New Discovery Day: December 9th 2014


BRaving Bipolar went into the hospital on the 7th. I asked on the evening of the 9th if anything had “happened” and she said yes, but she didn’t want to get in to it right then. So I got 2 hours of sleep that night.
On the 10th she confessed to me that since she got back from her solo vacation to San Diego on 18 Nov she had slept with 4 men, 2 of which used no protection.  I was angered until I realized that on the 5th of December, her most recent encounter, I had been suffering a horrible migraine all day and I got up to take care of the kids so she could go do school work. Instead, she got dolled up, fucked a dude, maybe did some of her college work and went to her support group.

So I feel really ugly, inadequate, small in the world, disgusting, vulnerable, angry and confused. Right back to the beginning of where I was when I started this blog 2 and a half years ago.

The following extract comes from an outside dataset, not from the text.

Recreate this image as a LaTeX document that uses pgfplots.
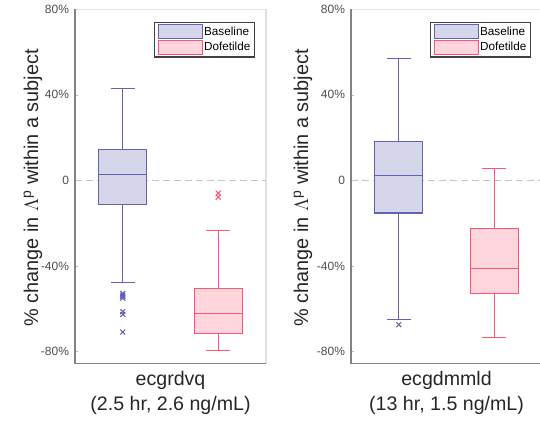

1 Bourbon, 1 Scotch, and 1 Beer


The last two weeks have been hell with migraines, and stress, enough so that I finally decided to go back to my doctor and get a preventative and rescue med.  Before that I was on wellbutrin for about a year, and nothing could save me from those migraines, but they were necessary.  I went to a Patient First a few days ago, thinking I wouldnt be able to see my primary care doctor in time, and the dude thought I was full of shit about my headaches and migraines.  He asked me if I had a headache or migraine at the moment and I said headache, but it will turn in to a migraine.  He asked how I know that, with that smug “you’re out of your damn mind” look.  Gave me nothing but a place to spend 20 bucks on copay. I am back on I can’t remember what right now because I’m on Bud Light Platinum numero 3 for preventative, and fioricet for rescue.  Fioricet wors, had to use it already this week.

In other news I have burnt myself out trying to save bRaving Bipolar from stress.  It was also necessary, and I don’t regret it, but I’m falling behind a little bit, about 3 days, in school and she’s letting me use the weekend to make that time up.  I am happy that I can take so much punishment so that she does not have to, but when the time has come for me to recharge MAN do I go downhill fast.  

I also took over the bills at the house and am doing “ok” for now.  We were already having some financial problems, but my GI Bill housing allowance and her student aid are helpig us get current, and within the next three months won’t have anything that is past-due. 

Speaking of my school stuff, in June I will begin 3 classes at one time, undergrad, and bRaving will drop back down to one grad class at a time.  I will have some overlap in June, 2 weeks of 5 classes at one time.  It will shave a month off of how long it will take me to finish.

PS if you are not familiar with the song that my post title came from…your fun card has been revoked until you redeem yourself.

Migraine and forms of currency…


Had REALLY crappy sleep last night after some REALLY good sex.  Thanks bRaving Bipolar!  Because of the really crappy sleep, and my rock hard pillow, I’ve had a migraine all day and feel as if I’m sick.  Despite that, our family went out to a local mall and the kids played at the kid’s area while we watched.  After that we had lunch in the food court, came home, I took our oldest two to get a new pillow for me.  I’m a side sleeper, so I need a firm pillow, but it needs to have some cushion.  After returning home, had an interesting discussion with my wife.

She feels that sometimes when I say she can do things, like get her nails done or go out by herself to eat, and ask her for sex later, that I’m asking for “payment” for those things.  In reality, she’s partially right.  I never attach sex to anything that involves her leaving the house; for example when I can see that she’s stressed I will send her out for lunch/dinner/whatever.  The things I do attach sex to are things that I do around the house.  I don’t do them with sex as an expectation.  I do it with a hope that she will notice I’ve put significant effort into something that will make her happy, and hope she’ll reward me with sex.

Some of my issues with sex have gone away; not really an impulse anymore.  It doesn’t consume my thoughts and makes me wonder if it was ever an “addiction”, and instead it was just an extremely high sex drive and coping mechanism.  Either way, it doesn’t cause impairment in my day anymore, and hasn’t for a month or two.

Back to doing things for sex, she can testify that going the extra mile generally isn’t enough for me; the standard I set for myself is to go 10 extra miles.  If I told her when I was doing something hoping she would have sex with me, and when I wanted to go above and beyond just because I wanted to make her happy and by proxy, me, she would probably easily see a pattern.  Even the times I do go the extra distance for sex, it is just a secondary motivation; the things I did still needed to be done, I just do A LOT of them at one time, to a high degree, and organized it in a way that she can continue the next day if she chooses.

I told her I wouldn’t use chores as a currency for sex anymore, I don’t want it to be like that.  We have some marital therapy tomorrow, followed by a date to Buffalo Wild Wings.  New marriage therapist, so we’ll see how that goes.